On Fri, 2004-05-28 at 14:07, Greg Freemyer wrote:
> On Thu, 2004-05-27 at 05:56, Frank Hellmann wrote:
> > Hi!
> > see below...
> > Steve Lord wrote:
> > > Frank Hellmann wrote:
> > >
> > >
> > > Sharing a SAN filesystem between machines involves a lot more than
> > > just cabling up the storage ;-).
> > Right. Most of it has to do with loads of money... ;-)
> OT: non-xfs below
(deleting descriptions of openGFS, GFS, ocfs, and Lustre)
There are a few other options as well.
StorNEXT (ADIC) - A heterogeneous, shared filesystem. It used
to be called Centravision Filesystem (CVFS). All clients
share the same physical disk(s). Works with Linux and other platforms.
Similar to CXFS (at least to a first order).
Single metadata server, but supports failover. StorNEXT is
powerful because it is more than just a shared filesytem.
They have integrated HSM features so multiple clients can
access mass store caches directly. If you have really big
mass store systems this additional feature is quite handy.
Polyserve - Shared filesystem for Linux. Metadata is striped over
all servers. Actively supports efficient export over NFS to
non-Linux clients or to large systems where you are not going to
have all clients directly attached to disks (SAN network or iSCSI)
Ibrix - Shared/distributed filesystem for Linux.

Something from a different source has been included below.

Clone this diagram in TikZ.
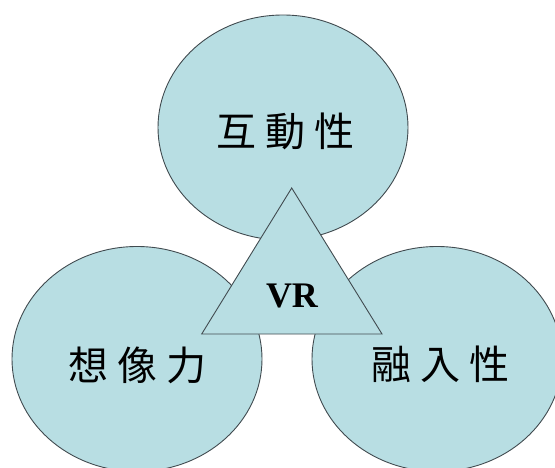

It is distributed
in that you can have multiple, separate servers that are aggregated
into one namespace. It also shares the 'Shared' description because
if a server shares a disk with the other servers (FC or iSCSI) then
the clients can obtain locks from the other server and then directly
read and/or write to the disk. I know they support direct reads,
but I am not sure if direct writes are supported yet.
There is one more interesting thing here. Ibrix provides a client
kernel module for access. So all of the nodes in your cluster
or infrastructure can use the client for efficient access of the
servers, skipping other alternatives like NFS.
DataGRID (Terrascale) - This is an interesting project because it is
more like a parallel filesystem but used shared filesystem access
patterns. It leverages much of the Linux infrastructure. It is
based on EXT2, and block devices are exported from each IO server
(target). Then the rest of the clients (initiators) uses traditional
Linux tools to mount the filesystems. If you want a parallel filesytem,
use MD or LVM to stripe each block device. They have
their own iSCSI like device that does all of the magic. It
supports locking and coordinates disk access because all initiators
access the same set of disks from each target.
Since the original topic was share devices, PVFS1/2 don't really fit,
because they are parallel filesystems. Each uses their own disk, and a
filesystem is striped across all servers. This is more
similar to Lustre, but Lustre can be a distrbuted filesystem
(multiple servers, mulitple disks, single namespace) as well as
a parallel filesytem. Metadata services in PVFS2 are striped
across all servers.
Obvious choices for web server names work in all cases.